Swimsuit on and wash that Eddie .. now that would be a good thread with pic of course  

JoJo got the giggles again... I am far to cheerful for my own good... laughter lines are so deep !!


----------



## wilfiboy (Sep 18, 2010)

Lol do yourself at the same time Sarah.... I used the Pet Head conditioner for curly coats the other day cos I'd run out ... worked a treat on my frzzy hair lol .... shhhh would nt tell everyone


----------



## lady amanda (Nov 26, 2010)

wilfiboy said:


> Lol do yourself at the same time Sarah.... I used the Pet Head conditioner for curly coats the other day cos I'd run out ... worked a treat on my frzzy hair lol .... shhhh would nt tell everyone


LMAO!!! hahah


----------



## cockerpoo61 (Jun 24, 2011)

Jo, Jo you cost me loads the other day buying the Pet Head Range for Bayley and Holly lol. Got the Fruity Fantasy Shampoo, Furtastic Conditioner and Poof Magical Deodoriser, what lovely smells they all have, could use it myself!! Thanks for recommending it.


----------



## wilfiboy (Sep 18, 2010)

Go for it I did lol


----------



## JulesB (Mar 6, 2011)

wilfiboy said:


> Lol do yourself at the same time Sarah.... I used the Pet Head conditioner for curly coats the other day cos I'd run out ... worked a treat on my frzzy hair lol .... shhhh would nt tell everyone


ha ha ha!!! love this! its probably the same as the human stuff truth be told!!!!


----------



## JoJo (Mar 2, 2011)

cockerpoo61 said:


> Jo, Jo you cost me loads the other day buying the Pet Head Range for Bayley and Holly lol. Got the Fruity Fantasy Shampoo, Furtastic Conditioner and Poof Magical Deodoriser, what lovely smells they all have, could use it myself!! Thanks for recommending it.
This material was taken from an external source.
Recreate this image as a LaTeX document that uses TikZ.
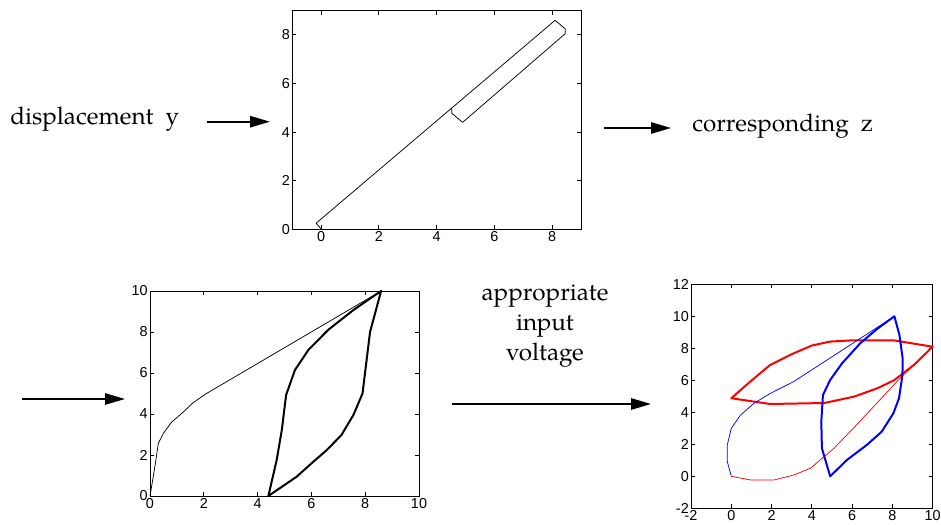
\documentclass[tikz,border=0pt]{standalone}
\usepackage{fontspec}
\setmainfont{TeX Gyre Pagella}
\newfontfamily\ticksans{Liberation Sans}
\usetikzlibrary{arrows.meta}

\begin{document}
\begin{tikzpicture}[x=0.75pt,y=-0.75pt,
    lbl/.style={font=\fontsize{18.2}{22.5}\selectfont, inner sep=0pt},
    arr/.style={-{Triangle[length=15pt,width=8.5pt]}, line width=1.4pt},
    frame/.style={line width=0.6pt},
    ticklbl/.style={font=\ticksans\fontsize{10.8}{12}\selectfont, inner sep=1.5pt},
    thincurve/.style={line width=0.55pt, line join=round},
    boldcurve/.style={line width=1.5pt, line join=round}
]
\useasboundingbox (0,0) rectangle (941,524);

% texts
\node[lbl, anchor=base west] (disp) at (10,125) {displacement\ \ y};
\node[lbl, anchor=base west] (corr) at (692,131.7) {corresponding\ \ z};
\node[lbl, align=center, anchor=north] (volt) at (545,285) {appropriate\\input\\voltage};

% arrow ends
\coordinate (a1s) at (207,121.7);
\coordinate (a1e) at (270,121.7);
\coordinate (a2s) at (604,128);
\coordinate (a2e) at (671,128);
\coordinate (a3s) at (22,399);
\coordinate (a3e) at (125,399);
\coordinate (a4s) at (452,404);
\coordinate (a4e) at (651,404);

\draw[arr] (a1s) -- (a1e);
\draw[arr] (a2s) -- (a2e);
\draw[arr] (a3s) -- (a3e);
\draw[arr] (a4s) -- (a4e);

% plot origins
\coordinate (o1) at (321,229.3);
\coordinate (o2) at (150,496);
\coordinate (o3) at (731.3,476.3);

% top plot
\begin{scope}[shift={(o1)}, x=21.675pt, y=18.225pt]
  \draw[frame] (-1,0) rectangle (9,9);
  \foreach \t in {0,2,...,8} {
    \draw[frame] (\t,0) -- ++(0,3pt) (\t,9) -- ++(0,-3pt);
    \draw[frame] (-1,\t) -- ++(3pt,0) (9,\t) -- ++(-3pt,0);
    \node[ticklbl, anchor=north] (xa\t) at (\t,0) {\t};
    \node[ticklbl, anchor=east] (ya\t) at (-1,\t) {\t};
  }
  \draw[thincurve] (0.02,0) -- (-0.17,0.25) -- (8.1,8.6) -- (8.45,8.25)
    -- (8.45,8.05) -- (4.9,4.4) -- (4.52,4.78) -- (4.52,5.0);
\end{scope}

% bottom left plot
\begin{scope}[shift={(o2)}, x=20.175pt, y=15.375pt]
  \draw[frame] (0,0) rectangle (10,10);
  \foreach \t in {0,2,...,10} {
    \draw[frame] (\t,0) -- ++(0,3pt) (\t,10) -- ++(0,-3pt);
    \draw[frame] (0,\t) -- ++(3pt,0) (10,\t) -- ++(-3pt,0);
    \node[ticklbl, anchor=north] (xb\t) at (\t,0) {\t};
    \node[ticklbl, anchor=east] (yb\t) at (0,\t) {\t};
  }
  \draw[thincurve] (0,0) -- (0.12,0.94) -- (0.22,1.76) -- (0.31,2.57)
    -- (0.5,3.06) -- (0.8,3.6) -- (1.24,4.1) -- (1.6,4.55) -- (2.1,5.0) -- (8.59,10);
  \draw[boldcurve] (8.59,10) -- (8.18,8.0) -- (7.9,5.0) -- (7.56,3.95)
    -- (7.12,2.98) -- (6.57,2.24) -- (6.07,1.67) -- (5.45,0.94) -- (4.4,0)
    -- (4.71,1.76) -- (4.9,3.22) -- (5.06,4.93) -- (5.39,6.15) -- (5.89,7.13)
    -- (6.63,8.11) -- (7.56,9.07) -- cycle;
\end{scope}

% bottom right plot
\begin{scope}[shift={(o3)}, x=15.1pt, y=12pt]
  \draw[frame] (-2,-2) rectangle (10,12);
  \foreach \t in {-2,0,...,10} {
    \draw[frame] (\t,-2) -- ++(0,3pt) (\t,12) -- ++(0,-3pt);
    \node[ticklbl, anchor=north] (xc\t) at (\t,-2) {\t};
  }
  \foreach \t in {-2,0,...,12} {
    \draw[frame] (-2,\t) -- ++(3pt,0) (10,\t) -- ++(-3pt,0);
    \node[ticklbl, anchor=east] (yc\t) at (-2,\t) {\t};
  }
  \draw[thincurve, red] (0,0) -- (0.96,-0.23) -- (2.12,-0.23) -- (3.1,0.08)
    -- (3.93,0.5) -- (5.1,1.75) -- (6.06,3.0) -- (7.22,4.56) -- (8.38,6.13) -- (10,8.1);
  \draw[boldcurve, red] (10,8.1) -- (8.05,8.5) -- (6.06,8.5) -- (4.9,8.42)
    -- (3.99,8.17) -- (3.0,7.63) -- (1.93,6.96) -- (0.94,5.92) -- (0,4.88)
    -- (1.93,4.52) -- (4.6,4.58) -- (5.1,4.71) -- (6.1,4.98) -- (7.25,5.5)
    -- (8.08,6.0) -- (9.07,6.96) -- cycle;
  \draw[thincurve, blue] (0,0) -- (-0.2,0.92) -- (-0.2,1.96) -- (0,3.0)
    -- (0.46,3.83) -- (1.12,4.56) -- (1.95,5.19) -- (3.1,5.92) -- (8.1,10);
  \draw[boldcurve, blue] (8.1,10) -- (8.35,8.83) -- (8.51,7.38) -- (8.5,6.33)
    -- (8.33,4.88) -- (8.05,3.94) -- (7.47,2.79) -- (6.73,1.96) -- (5.74,1.02)
    -- (4.91,0) -- (4.5,1.75) -- (4.47,3.42) -- (4.55,5.08) -- (4.91,6.02)
    -- (5.5,7.06) -- (6.4,8.31) -- (7.22,9.19) -- cycle;
\end{scope}
\end{tikzpicture}
\end{document}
Sorry ... but hey Bayley & Holly are worth it ... I sound the L'Oreal advert now ...

Scrummy products .. remember to comment on the blog .. that I cost you a fortune ha ha ha...


----------



## MillieDog (Jun 1, 2011)

I'm so glad I have a bath available for washing Millie 
Mind you she does like to take a peek at me in the shower  One of these days she'll join me hoto:. 

That would make a interesting thread. eep: lol


----------



## cockerpoo61 (Jun 24, 2011)

If i knew how to i would comment on your blog but not the brightest spark with computers so am struggling on how i do it! Been into your My Dogs life then get stuck!! Help Jo, Jo.


----------



## sarahjo (Aug 6, 2010)

JoJo said:


> Pet Head range is good ... you will love the smell .. well its your shower time too!!
> 
> Swimsuit on and wash that Eddie .. now that would be a good thread with pic of course
> 
> JoJo got the giggles again... I am far to cheerful for my own good... laughter lines are so deep !!


Pictures?!!! Surely that would mean someone else would have to take them?


----------



## MichelleE (Apr 2, 2011)

I confess - I find it much easier to just take mine in the shower with me - saves soaking the bathroom with them trying to jump out all the time. Much easier when they are puppies though - good luck wrestling with a 45lb cockapoo!


----------